ASKING THE IMPORTANT QUESTIONS: Why Do Jews Circumcise Their Sons? In First Temple times, almost all the region's peoples were circumcised, which indicates that the roots of the practice lie deep in prehistory (Elon Gilad, Haaretz). The article concludes:
Looking further into the past

So it seems that Jews circumcise their sons because their ancient Semitic forebears did, but why did they start circumcising in the first place? These ancient Semitic people didn’t write, so we can’t know what they were thinking, but we can speculate.
Since circumcision was carried out on the sexual organ, and probably at puberty, we can assume they thought it would improve fecundity.

Indeed, fertility is exactly what is promised Abraham by God in return for circumcision.

But where would these ancient Semitic people get the idea that cutting their foreskin off would improve fertility?
The answer may be from their farming habits. Archaeological evidence shows that the farming of grapevines and olive trees was spreading through the region during this period. These plants require regular pruning to increase yields.
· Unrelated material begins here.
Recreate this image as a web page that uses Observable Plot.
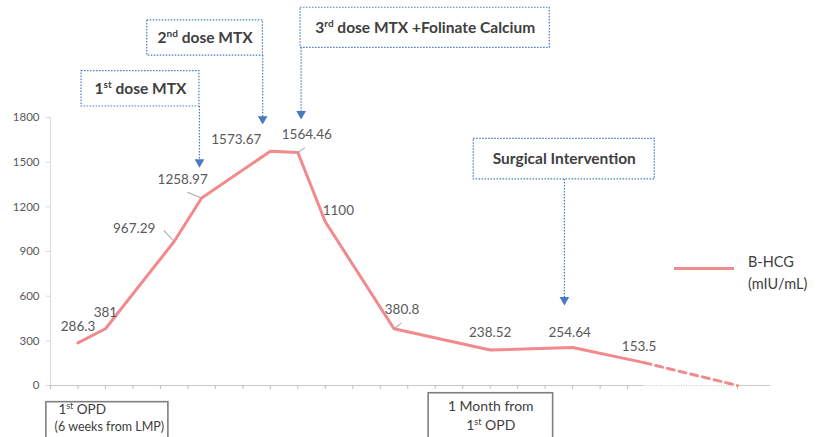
<!DOCTYPE html>
<html>
<head>
<meta charset="utf-8">
<script src="https://cdn.jsdelivr.net/npm/d3@7"></script>
<script src="https://cdn.jsdelivr.net/npm/@observablehq/plot@0.6"></script>
<style>
  html, body { margin: 0; padding: 0; background: #fff; }
  #wrap { position: relative; width: 819px; height: 437px; overflow: hidden; }
  #legend { position: absolute; left: 674px; top: 251px; font-family: Lato, sans-serif; font-size: 14.5px; color: #404040; }
  #legend .sw { position: absolute; left: 0; top: 16px; width: 60px; height: 3px; background: #f2898b; }
  #legend .lb { position: absolute; left: 74px; top: 0; line-height: 22px; white-space: nowrap; }
</style>
</head>
<body>
<div id="wrap">
  <div id="chart"></div>
  <div id="legend"><div class="sw"></div><div class="lb">B-HCG<br>(mIU/mL)</div></div>
</div>
<script>
// ---- data ----
const days = [1, 2, 4.5, 5.5, 8, 9, 10, 12.5, 16, 19, 21.6];
const bhcg = [286.3, 381, 967.29, 1258.97, 1573.67, 1564.46, 1100, 380.8, 238.52, 254.64, 153.5];
const labels = ["286.3", "381", "967.29", "1258.97", "1573.67", "1564.46", "1100", "380.8", "238.52", "254.64", "153.5"];
const projDays = [21.6, 25];
const projValues = [153.5, 0];
const yTicks = [0, 300, 600, 900, 1200, 1500, 1800];
const xTicks = [...d3.range(0, 22), 25];

const eventNames = ["1{st} dose MTX", "2{nd} dose MTX", "3{rd} dose MTX +Folinate Calcium", "Surgical Intervention"];
const eventDays = [5.42, 7.72, 9.12, 18.7];

// ---- layout (not data) ----
const labelOffsets = [[0,-16],[0,-16],[-40,-13],[-19,-18],[-34,-12],[9,-18],[13,-11],[8,-19],[0,-17],[-3,-15],[-5,-16]];
const leaders = [null, null, [-43, 18], [-68, 18], null, [56, 10], null, [51, 11], null, null, null];
const eventBoxes = [
  {x1: 1.13, x2: 5.42, y1: 1874, y2: 2111, arrowTo: 1500},
  {x1: 3.52, x2: 7.73, y1: 2216, y2: 2452, arrowTo: 1790},
  {x1: 9.10, x2: 18.17, y1: 2268, y2: 2537, arrowTo: 1825},
  {x1: 15.40, x2: 21.99, y1: 1384, y2: 1657, arrowTo: 575}
];

const series = days.map((d, i) => ({day: d, value: bhcg[i], label: labels[i], off: labelOffsets[i], leader: leaders[i]}));
const proj = projDays.map((d, i) => ({day: d, value: projValues[i]}));
const events = eventNames.map((n, i) => ({name: n, day: eventDays[i], ...eventBoxes[i]}));

const pink = "#f2898b";
const blue = "#4a78c2";
const font = "Lato, sans-serif";

const lineShape = {draw(ctx, l) { ctx.moveTo(0, 0); ctx.lineTo(0, -l); }};

const chart = Plot.plot({
  width: 819,
  height: 437,
  marginLeft: 50,
  marginRight: 49,
  marginTop: 117,
  marginBottom: 52,
  x: {domain: [0, 26.2]},
  y: {domain: [0, 1800]},
  style: {fontFamily: font, background: "white", color: "#595959", overflow: "visible"},
  marks: [
    // axes
    Plot.ruleX([0], {y1: 0, y2: 1800, stroke: "#d9d9d9"}),
    Plot.axisY({ticks: yTicks, tickSize: 4, tickPadding: 7, tickFormat: d => String(d), stroke: "#d9d9d9", fill: "#595959", fontSize: 11.5, label: null}),
    Plot.ruleY([0], {x1: 0, x2: projDays[0], stroke: "#c9c9c9"}),
    Plot.ruleY([0], {x1: projDays[0], x2: projDays[1], stroke: "#c9c9c9", strokeDasharray: "1,1.5"}),
    Plot.ruleY([0], {x1: projDays[1], x2: 26.2, stroke: "#c9c9c9"}),
    Plot.axisX({ticks: xTicks, tickSize: 4, tickFormat: () => "", stroke: "#bfbfbf", label: null}),
    // series
    Plot.line(series, {x: "day", y: "value", stroke: pink, strokeWidth: 3, strokeLinejoin: "round"}),
    Plot.line(proj, {x: "day", y: "value", stroke: pink, strokeWidth: 3, strokeDasharray: "7,5"}),
    // leader lines
    Plot.vector(series.filter(d => d.leader), {x: "day", y: "value", rotate: d => d.leader[0], length: d => d.leader[1], anchor: "start", shape: lineShape, stroke: "#a6a6a6", strokeWidth: 1}),
    // data labels
    ...series.map(d => Plot.text([d], {x: "day", y: "value", text: "label", dx: d.off[0], dy: d.off[1], fontSize: 13.5, fill: "#595959"})),
    // event annotations
    Plot.rect(events, {x1: "x1", x2: "x2", y1: "y1", y2: "y2", fill: "white", stroke: blue, strokeWidth: 1.2, strokeDasharray: "1.5,1.5"}),
    Plot.ruleX(events, {x: "day", y1: "y1", y2: "arrowTo", stroke: blue, strokeWidth: 1.2, strokeDasharray: "1.5,1.5"}),
    Plot.dot(events, {x: "day", y: "arrowTo", symbol: "triangle", rotate: 180, r: 3.6, fill: blue, stroke: null}),
    Plot.text(events, {x: d => (d.x1 + d.x2) / 2, y: d => (d.y1 + d.y2) / 2, text: "name", fontSize: 15.5, fontWeight: "bold", fill: "#404040"}),
    // time reference boxes
    Plot.rect([{x1: -0.15, x2: 4.29, y1: -112, y2: -600}], {x1: "x1", x2: "x2", y1: "y1", y2: "y2", fill: "none", stroke: "#7f7f7f", strokeWidth: 1.6}),
    Plot.text(["1{st} OPD"], {x: 0.29, y: -160, text: d => d, textAnchor: "start", fontSize: 13.5, fill: "#404040"}),
    Plot.text(["(6 weeks from LMP)"], {x: 0.15, y: -282, text: d => d, textAnchor: "start", fontSize: 12.5, fill: "#404040"}),
    Plot.rect([{x1: 13.76, x2: 18.29, y1: -52, y2: -600}], {x1: "x1", x2: "x2", y1: "y1", y2: "y2", fill: "none", stroke: "#7f7f7f", strokeWidth: 1.6}),
    Plot.text(["1 Month from"], {x: 16.02, y: -141, text: d => d, fontSize: 14, fill: "#404040"}),
    Plot.text(["1{st} OPD"], {x: 16.02, y: -270, text: d => d, fontSize: 14, fill: "#404040"})
  ]
});

document.getElementById("chart").appendChild(chart);

// superscripts: {xx} -> raised small text
const NS = "http://www.w3.org/2000/svg";
chart.querySelectorAll("text, tspan").forEach(el => {
  if (el.children.length) return;
  const s = el.textContent;
  if (!s.includes("{")) return;
  el.textContent = "";
  s.split(/(\{[^}]*\})/).forEach(p => {
    if (!p) return;
    const t = document.createElementNS(NS, "tspan");
    if (p.startsWith("{")) {
      t.textContent = p.slice(1, -1);
      t.setAttribute("font-size", "65%");
      t.setAttribute("baseline-shift", "super");
    } else {
      t.textContent = p;
    }
    el.appendChild(t);
  });
});
</script>
</body>
</html>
Maybe some ancient Semitic sage came up with the idea that if pruning vines increases yields, why not prune penises too?

In fact, there is evidence in the Bible that the ancient Hebrews tied circumcision to pruning “And when ye shall come into the land, and shall have planted all manner of trees for food, then ye shall count the fruit thereof as uncircumcised [literally: ye shall foreskin their foreskins]: three years shall it be as uncircumcised [literally: foreskins] unto you: it shall not be eaten of” (Leviticus 19:23).

If this is all true, Jews circumcise their sons because an ancient tribe converted an agricultural innovation into a questionable method to increase male fertility, and later a small group of their descendants bestowed this practice with a national meaning, which endures to this day.
Interesting article that is rife with speculation, but within a plausible range. One detail: in linguistic terms, Arabic is a South Semitic language, different from both East Semitic (Akkadian) and West Semitic (Hebrew, Aramaic, and related). Ethiopic is also South Semitic, as is Old South Arabian. The isogloss that separates out South Semitic is the "broken plural" (or "pattern replacement") of the noun.